Seit dem 19. Jahrhundert dürfen die Bürger von Montana einen Angreifer erschießen, wenn sie um Leib und Leben fürchten. Doch erst 2009 erstritt die Waffenlobby eine Änderung der Strafprozessordnung, die es Todesschützen wesentlich erleichtert, sich auf Notwehr zu berufen. Seither machen immer mehr geltend, dass sie sich nur mit tödlicher Gewalt verteidigen konnten. Das gilt auch für den Schutz des eigenen Heims.

Die Waffenlobby geht auf Distanz

Gary Marbut, der Vorsitzende der Schützenvereinigung von Montana, tritt häufig als Experte in Verfahren auf, die sich um Waffengewalt drehen. Im Prozess gegen Markus K. bleibt er draußen. Die Staatsanwaltschaft hat ihn nicht gebucht, und für die Verteidigung wollte er nicht in den Zeugenstand. Das ist das Merkwürdige: Die Waffenlobby distanziert sich von Markus K.

Natürlich hat Marbut nichts dagegen, dass sich Hausbesitzer mit Waffen verteidigen. Aber er verlangt, dass sie die Regeln aus seinem Schießkurs einhalten. Zum Beispiel müssten sie die Entfernung des Angreifers und dessen Absichten einschätzen können. „Aber der Angeklagte sagt ja, er konnte überhaupt nichts sehen.“ Damit sitzt K. in der Zwickmühle: Wenn es wirklich dunkel war, dann hätte er nach den Regeln nicht schießen dürfen. Wenn er doch etwas sehen konnte, dann feuerte er gezielt auf einen Eindringling, der nicht bewaffnet und auch sonst nicht bedrohlich war.

Der Psychologe Douglas Johnson lässt solche Argumente nicht gelten. Von der Verteidigung als Entlastungszeuge aufgerufen, erläutert er, wie Stress die Urteilsfähigkeit selbst des umsichtigsten Schützen vermindern kann. Die Geschworenen folgen gebannt dem Vortrag, der K.s Verhalten und die widersprüchlichen Aussagen seiner Lebensgefährtin nach der Tat erklären soll. Die Verteidigung hofft, dass sich mindestens einer von ihnen mit K. identifiziert.

Führung durch die Garage

In Missoula ist die Bevölkerung überwiegend gegen K. eingestellt. Jeder hat mal wie Diren einen Dumme-Jungen-Streich begangen, auch wenn er inzwischen selbst den Revolver im Nachttisch liegen hat. Der Zahnarzt Terry Klise schildert im Zeugenstand, wie Janelle P. ihm am Tag nach der Tat die Einschüsse in ihrer Speisekammer zeigte und ihm dann eine Führung durch die blutbefleckte Garage anbot, was er schaudernd ablehnte. Der Strafverteidiger Brian Smith versucht daraufhin, Klise als Beispiel dafür vorzuführen, dass K. in Missoula nicht auf Gerechtigkeit hoffen könne.

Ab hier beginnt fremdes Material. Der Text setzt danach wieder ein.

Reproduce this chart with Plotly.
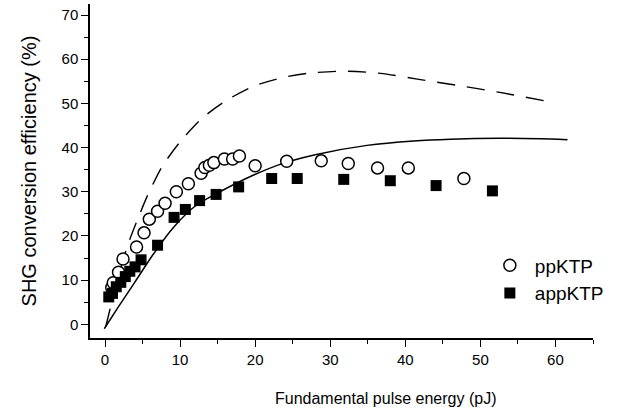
import plotly.graph_objects as go

# ppKTP measured points
pp_x = [0.9, 1.1, 1.8, 2.4, 4.2, 5.2, 5.9, 7.0, 8.0, 9.5, 11.1, 12.8, 13.3, 13.9, 14.5, 15.9, 17.0, 17.9, 20.0, 24.2, 28.8, 32.4, 36.3, 40.4, 47.8]
pp_y = [8.3, 9.4, 11.8, 14.8, 17.5, 20.7, 23.8, 25.6, 27.4, 30.0, 31.8, 34.2, 35.5, 36.0, 36.6, 37.4, 37.4, 38.1, 35.9, 36.9, 37.0, 36.4, 35.4, 35.4, 33.0]

# appKTP measured points
app_x = [0.5, 1.0, 1.5, 2.1, 2.7, 3.3, 4.0, 4.8, 7.0, 9.2, 10.7, 12.6, 14.8, 17.8, 22.2, 25.6, 31.8, 38.0, 44.1, 51.6]
app_y = [6.2, 7.0, 8.5, 9.5, 10.8, 12.0, 13.0, 14.6, 17.9, 24.2, 26.0, 28.0, 29.4, 31.1, 33.0, 33.0, 32.8, 32.5, 31.4, 30.2]

# solid model curve
sol_x = [-0.1, 1.8, 4.0, 6.4, 9.2, 12.2, 15.3, 19.8, 24.0, 28.0, 34.9, 41.1, 46.0, 52.7, 58.0, 61.6]
sol_y = [-1.0, 4.0, 9.6, 15.8, 22.1, 27.0, 30.0, 33.8, 36.6, 38.4, 40.5, 41.5, 41.9, 42.1, 42.0, 41.8]

# dashed model curve
dash_x = [0.1, 1.5, 3.0, 4.4, 5.6, 7.6, 10.0, 12.9, 16.2, 19.8, 23.8, 26.9, 31.8, 36.7, 41.6, 46.9, 52.2, 59.8]
dash_y = [-0.5, 9.0, 17.8, 24.0, 28.9, 35.7, 41.3, 46.6, 50.7, 53.9, 55.9, 56.8, 57.3, 56.8, 55.5, 54.1, 52.6, 50.2]

x_ticks = [0, 10, 20, 30, 40, 50, 60]
y_ticks = [0, 10, 20, 30, 40, 50, 60, 70]

FONT = "Liberation Sans, Arial, sans-serif"

fig = go.Figure()
fig.add_trace(go.Scatter(x=dash_x, y=dash_y, mode="lines", line=dict(color="black", width=1.4, dash="18px,12px", shape="spline", smoothing=0.7), showlegend=False, hoverinfo="skip"))
fig.add_trace(go.Scatter(x=sol_x, y=sol_y, mode="lines", line=dict(color="black", width=1.5, shape="spline", smoothing=0.7), showlegend=False, hoverinfo="skip"))
fig.add_trace(go.Scatter(x=pp_x, y=pp_y, mode="markers", name="ppKTP",
                         marker=dict(symbol="circle", size=12, color="white", line=dict(color="black", width=1.5))))
fig.add_trace(go.Scatter(x=app_x, y=app_y, mode="markers", name="appKTP",
                         marker=dict(symbol="square", size=11, color="black", line=dict(color="black", width=0))))

fig.update_layout(
    width=642, height=411,
    margin=dict(l=90, r=49, t=4, b=73),
    paper_bgcolor="white", plot_bgcolor="white",
    font=dict(family=FONT, color="black"),
    legend=dict(x=0.785, y=0.274, xanchor="left", yanchor="top", font=dict(size=19, family=FONT),
                bgcolor="rgba(0,0,0,0)", tracegroupgap=0, itemwidth=40),
    annotations=[dict(text="Fundamental pulse energy (pJ)", xref="paper", yref="paper",
                      x=0.5865, y=-0.18, xanchor="center", yanchor="middle", showarrow=False,
                      font=dict(size=16, family=FONT, color="black"))],
)
fig.update_xaxes(
    range=[-2, 65], tickvals=x_ticks, ticks="outside", ticklen=7, tickwidth=1.3, tickcolor="black",
    minor=dict(dtick=5, tick0=0, ticks="outside", ticklen=4, tickwidth=1.3, tickcolor="black"),
    showline=True, linecolor="black", linewidth=1.5, showgrid=False, zeroline=False,
    tickfont=dict(size=15, family=FONT),
)
fig.update_yaxes(
    range=[-3.1, 72.5], tickvals=y_ticks, ticks="outside", ticklen=7, tickwidth=1.3, tickcolor="black",
    minor=dict(dtick=5, tick0=0, ticks="outside", ticklen=4, tickwidth=1.3, tickcolor="black"),
    showline=True, linecolor="black", linewidth=1.5, showgrid=False, zeroline=False,
    tickfont=dict(size=15, family=FONT),
    title=dict(text="SHG conversion efficiency (%)", font=dict(size=20, family=FONT), standoff=20),
)
fig.write_html("out.html")
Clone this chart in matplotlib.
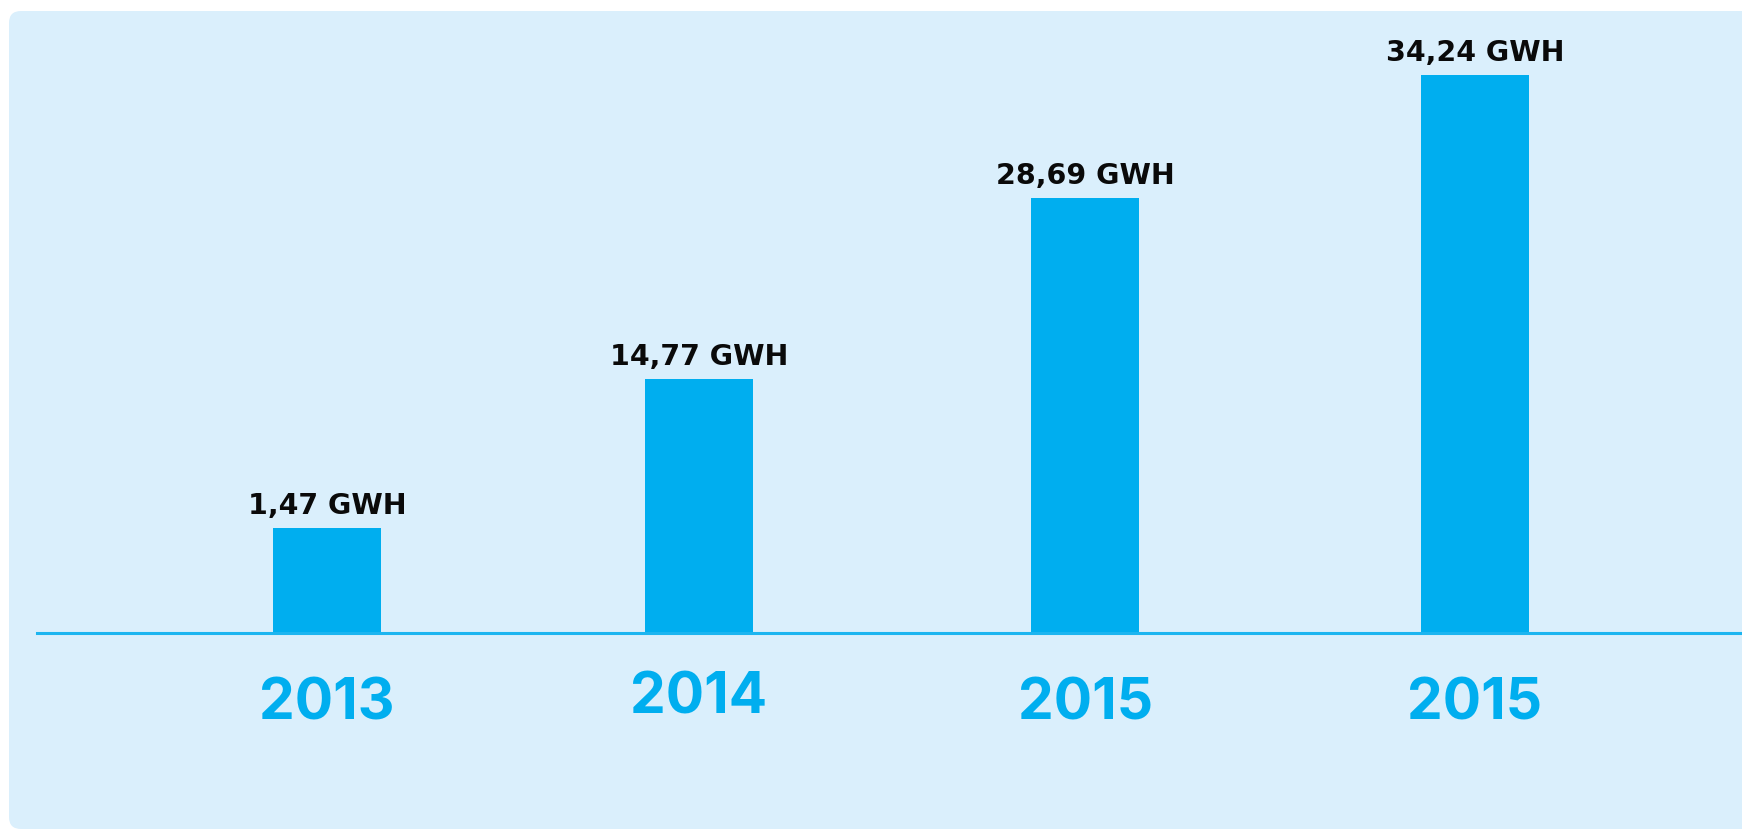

„Sie mögen Markus nicht.“ – „Das habe ich nicht gesagt. Ich mag Janelle nicht.“ – „Sie wollen Markus nicht helfen. Sie werden sich hüten, etwas zu sagen, das zu seinen Gunsten wirken könnte.“ – „Das ist nicht wahr.“

Wie die meisten Bürger Missoulas stellte auch die Staatsanwaltschaft im Prozess nicht die Systemfrage. Das Recht auf Waffen zweifelte schon gar keiner an. „Bitte sagen Sie dem Angeklagten, dass wir zwar in einem Bundesstaat mit einer ausgeprägten Waffenkultur, aber nicht der Rechtlosigkeit und der Selbstjustiz leben“, appellierte Staatsanwältin Karla Painter an die Jury.

Ein Schuldspruch könnte schießwütige Bürger zum Innehalten bewegen. Vielleicht. Wahrscheinlich ist es nicht.

Update (18. Dezember 2014): Markus K. wurde schuldig gesprochen.